▸ Exercise goal
Quote exactly the lines spanning from the top of the data below to the line that contains "const groupLabels = ['33ms', '66ms', '99ms'];", including both.

▸ Data in this exercise
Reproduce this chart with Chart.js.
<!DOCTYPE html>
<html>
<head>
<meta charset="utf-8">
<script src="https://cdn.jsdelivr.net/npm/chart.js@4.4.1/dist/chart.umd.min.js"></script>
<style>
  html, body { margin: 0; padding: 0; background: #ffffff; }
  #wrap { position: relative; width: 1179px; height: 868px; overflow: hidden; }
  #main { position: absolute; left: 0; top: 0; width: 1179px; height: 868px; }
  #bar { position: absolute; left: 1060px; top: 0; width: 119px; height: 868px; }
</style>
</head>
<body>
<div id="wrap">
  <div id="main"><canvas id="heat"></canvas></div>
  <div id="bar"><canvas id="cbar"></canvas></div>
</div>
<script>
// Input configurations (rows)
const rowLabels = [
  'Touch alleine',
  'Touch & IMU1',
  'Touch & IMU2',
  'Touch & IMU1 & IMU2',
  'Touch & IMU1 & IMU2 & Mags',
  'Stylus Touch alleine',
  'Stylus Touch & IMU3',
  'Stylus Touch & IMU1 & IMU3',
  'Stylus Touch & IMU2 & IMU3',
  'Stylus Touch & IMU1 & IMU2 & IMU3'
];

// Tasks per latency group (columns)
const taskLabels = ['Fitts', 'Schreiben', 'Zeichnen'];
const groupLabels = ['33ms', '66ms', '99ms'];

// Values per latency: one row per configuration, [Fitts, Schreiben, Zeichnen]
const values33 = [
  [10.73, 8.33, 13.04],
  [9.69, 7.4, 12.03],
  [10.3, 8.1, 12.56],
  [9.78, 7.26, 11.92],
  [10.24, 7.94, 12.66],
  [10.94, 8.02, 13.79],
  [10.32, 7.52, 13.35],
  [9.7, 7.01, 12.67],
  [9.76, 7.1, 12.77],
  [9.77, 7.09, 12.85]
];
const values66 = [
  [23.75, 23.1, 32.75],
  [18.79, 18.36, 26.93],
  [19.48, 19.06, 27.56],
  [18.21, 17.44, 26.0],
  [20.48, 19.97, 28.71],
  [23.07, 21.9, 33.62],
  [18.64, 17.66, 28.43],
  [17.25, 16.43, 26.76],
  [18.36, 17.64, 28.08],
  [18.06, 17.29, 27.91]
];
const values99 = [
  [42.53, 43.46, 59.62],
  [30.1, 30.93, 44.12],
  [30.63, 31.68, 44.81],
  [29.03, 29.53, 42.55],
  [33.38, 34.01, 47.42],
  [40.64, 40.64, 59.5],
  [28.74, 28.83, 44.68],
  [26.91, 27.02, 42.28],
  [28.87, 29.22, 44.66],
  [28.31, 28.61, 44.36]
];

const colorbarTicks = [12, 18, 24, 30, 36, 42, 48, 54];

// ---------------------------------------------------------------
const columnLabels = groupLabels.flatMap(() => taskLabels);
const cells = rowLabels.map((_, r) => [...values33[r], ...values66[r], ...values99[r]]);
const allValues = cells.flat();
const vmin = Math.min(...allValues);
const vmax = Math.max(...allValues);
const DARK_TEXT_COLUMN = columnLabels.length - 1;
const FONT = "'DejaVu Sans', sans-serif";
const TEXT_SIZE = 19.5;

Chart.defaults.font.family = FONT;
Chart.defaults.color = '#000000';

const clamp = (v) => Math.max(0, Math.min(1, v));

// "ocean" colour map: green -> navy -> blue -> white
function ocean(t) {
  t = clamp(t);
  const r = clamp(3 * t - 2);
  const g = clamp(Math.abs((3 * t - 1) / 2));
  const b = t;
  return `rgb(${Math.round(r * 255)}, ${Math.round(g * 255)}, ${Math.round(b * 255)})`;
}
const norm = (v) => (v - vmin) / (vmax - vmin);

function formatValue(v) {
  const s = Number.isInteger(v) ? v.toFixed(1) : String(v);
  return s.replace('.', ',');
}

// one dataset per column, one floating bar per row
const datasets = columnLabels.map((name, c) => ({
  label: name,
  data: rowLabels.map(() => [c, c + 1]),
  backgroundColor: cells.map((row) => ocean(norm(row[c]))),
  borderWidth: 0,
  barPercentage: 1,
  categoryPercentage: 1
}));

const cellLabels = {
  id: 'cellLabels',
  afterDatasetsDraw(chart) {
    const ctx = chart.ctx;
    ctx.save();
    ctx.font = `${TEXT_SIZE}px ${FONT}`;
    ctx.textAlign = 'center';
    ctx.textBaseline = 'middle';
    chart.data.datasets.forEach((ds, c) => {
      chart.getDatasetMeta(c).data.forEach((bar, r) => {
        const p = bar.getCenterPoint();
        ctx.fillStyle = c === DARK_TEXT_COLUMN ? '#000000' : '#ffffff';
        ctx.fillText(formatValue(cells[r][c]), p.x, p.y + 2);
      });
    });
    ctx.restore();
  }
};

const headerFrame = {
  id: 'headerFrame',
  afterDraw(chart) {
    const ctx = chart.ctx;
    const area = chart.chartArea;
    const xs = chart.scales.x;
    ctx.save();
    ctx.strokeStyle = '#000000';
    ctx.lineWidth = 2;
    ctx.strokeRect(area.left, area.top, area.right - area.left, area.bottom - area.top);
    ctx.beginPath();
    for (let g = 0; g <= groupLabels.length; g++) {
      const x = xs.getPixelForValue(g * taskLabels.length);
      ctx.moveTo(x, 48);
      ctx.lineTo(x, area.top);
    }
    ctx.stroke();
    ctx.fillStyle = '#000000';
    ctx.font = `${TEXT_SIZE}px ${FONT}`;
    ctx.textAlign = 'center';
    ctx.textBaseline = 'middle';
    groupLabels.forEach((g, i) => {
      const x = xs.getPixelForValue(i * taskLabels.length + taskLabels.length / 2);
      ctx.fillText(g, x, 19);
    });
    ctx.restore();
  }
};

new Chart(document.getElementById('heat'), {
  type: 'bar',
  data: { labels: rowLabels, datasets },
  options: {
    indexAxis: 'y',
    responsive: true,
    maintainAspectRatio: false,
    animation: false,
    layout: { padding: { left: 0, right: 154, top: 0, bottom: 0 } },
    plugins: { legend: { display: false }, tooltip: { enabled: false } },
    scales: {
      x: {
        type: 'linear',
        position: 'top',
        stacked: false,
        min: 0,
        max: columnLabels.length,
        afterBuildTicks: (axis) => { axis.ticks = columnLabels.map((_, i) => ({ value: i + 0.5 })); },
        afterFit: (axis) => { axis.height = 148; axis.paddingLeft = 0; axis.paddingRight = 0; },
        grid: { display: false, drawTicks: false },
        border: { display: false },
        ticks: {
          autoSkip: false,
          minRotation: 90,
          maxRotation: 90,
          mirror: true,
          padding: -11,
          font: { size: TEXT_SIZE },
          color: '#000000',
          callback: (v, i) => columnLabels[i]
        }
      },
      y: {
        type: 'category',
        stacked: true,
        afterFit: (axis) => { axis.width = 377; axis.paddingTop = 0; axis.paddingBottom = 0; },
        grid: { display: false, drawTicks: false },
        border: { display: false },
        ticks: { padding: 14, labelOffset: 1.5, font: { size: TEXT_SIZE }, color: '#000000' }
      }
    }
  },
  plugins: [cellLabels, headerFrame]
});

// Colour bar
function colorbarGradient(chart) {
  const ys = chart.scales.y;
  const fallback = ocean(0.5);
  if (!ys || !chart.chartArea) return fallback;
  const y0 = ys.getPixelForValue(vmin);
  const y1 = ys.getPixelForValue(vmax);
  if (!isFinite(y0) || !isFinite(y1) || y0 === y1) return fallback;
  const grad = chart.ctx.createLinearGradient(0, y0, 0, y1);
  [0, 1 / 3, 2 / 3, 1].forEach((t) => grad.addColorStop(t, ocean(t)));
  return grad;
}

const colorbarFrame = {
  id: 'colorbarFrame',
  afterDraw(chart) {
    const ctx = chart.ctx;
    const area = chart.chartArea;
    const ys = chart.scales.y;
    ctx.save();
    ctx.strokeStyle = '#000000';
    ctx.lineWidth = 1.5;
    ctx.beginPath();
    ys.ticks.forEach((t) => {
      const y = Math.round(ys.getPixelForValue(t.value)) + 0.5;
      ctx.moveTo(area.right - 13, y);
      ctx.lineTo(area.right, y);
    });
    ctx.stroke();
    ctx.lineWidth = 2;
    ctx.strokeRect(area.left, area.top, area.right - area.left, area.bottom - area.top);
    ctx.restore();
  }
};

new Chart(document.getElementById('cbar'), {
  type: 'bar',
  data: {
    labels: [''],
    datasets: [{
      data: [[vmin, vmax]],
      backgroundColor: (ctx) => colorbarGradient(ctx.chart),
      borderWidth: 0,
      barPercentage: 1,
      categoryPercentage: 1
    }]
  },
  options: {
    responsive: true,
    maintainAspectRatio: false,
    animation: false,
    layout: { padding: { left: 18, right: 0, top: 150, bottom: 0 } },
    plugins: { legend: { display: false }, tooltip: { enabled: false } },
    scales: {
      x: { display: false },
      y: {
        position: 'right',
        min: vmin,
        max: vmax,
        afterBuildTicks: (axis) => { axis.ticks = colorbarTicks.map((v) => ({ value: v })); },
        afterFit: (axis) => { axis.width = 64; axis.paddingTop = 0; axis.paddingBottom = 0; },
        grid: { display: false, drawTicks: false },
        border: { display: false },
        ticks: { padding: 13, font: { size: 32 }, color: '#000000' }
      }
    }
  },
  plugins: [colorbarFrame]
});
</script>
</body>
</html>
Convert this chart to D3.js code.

▸ Result
Reproduce this chart with Chart.js.
<!DOCTYPE html>
<html>
<head>
<meta charset="utf-8">
<script src="https://cdn.jsdelivr.net/npm/chart.js@4.4.1/dist/chart.umd.min.js"></script>
<style>
  html, body { margin: 0; padding: 0; background: #ffffff; }
  #wrap { position: relative; width: 1179px; height: 868px; overflow: hidden; }
  #main { position: absolute; left: 0; top: 0; width: 1179px; height: 868px; }
  #bar { position: absolute; left: 1060px; top: 0; width: 119px; height: 868px; }
</style>
</head>
<body>
<div id="wrap">
  <div id="main"><canvas id="heat"></canvas></div>
  <div id="bar"><canvas id="cbar"></canvas></div>
</div>
<script>
// Input configurations (rows)
const rowLabels = [
  'Touch alleine',
  'Touch & IMU1',
  'Touch & IMU2',
  'Touch & IMU1 & IMU2',
  'Touch & IMU1 & IMU2 & Mags',
  'Stylus Touch alleine',
  'Stylus Touch & IMU3',
  'Stylus Touch & IMU1 & IMU3',
  'Stylus Touch & IMU2 & IMU3',
  'Stylus Touch & IMU1 & IMU2 & IMU3'
];

// Tasks per latency group (columns)
const taskLabels = ['Fitts', 'Schreiben', 'Zeichnen'];
const groupLabels = ['33ms', '66ms', '99ms'];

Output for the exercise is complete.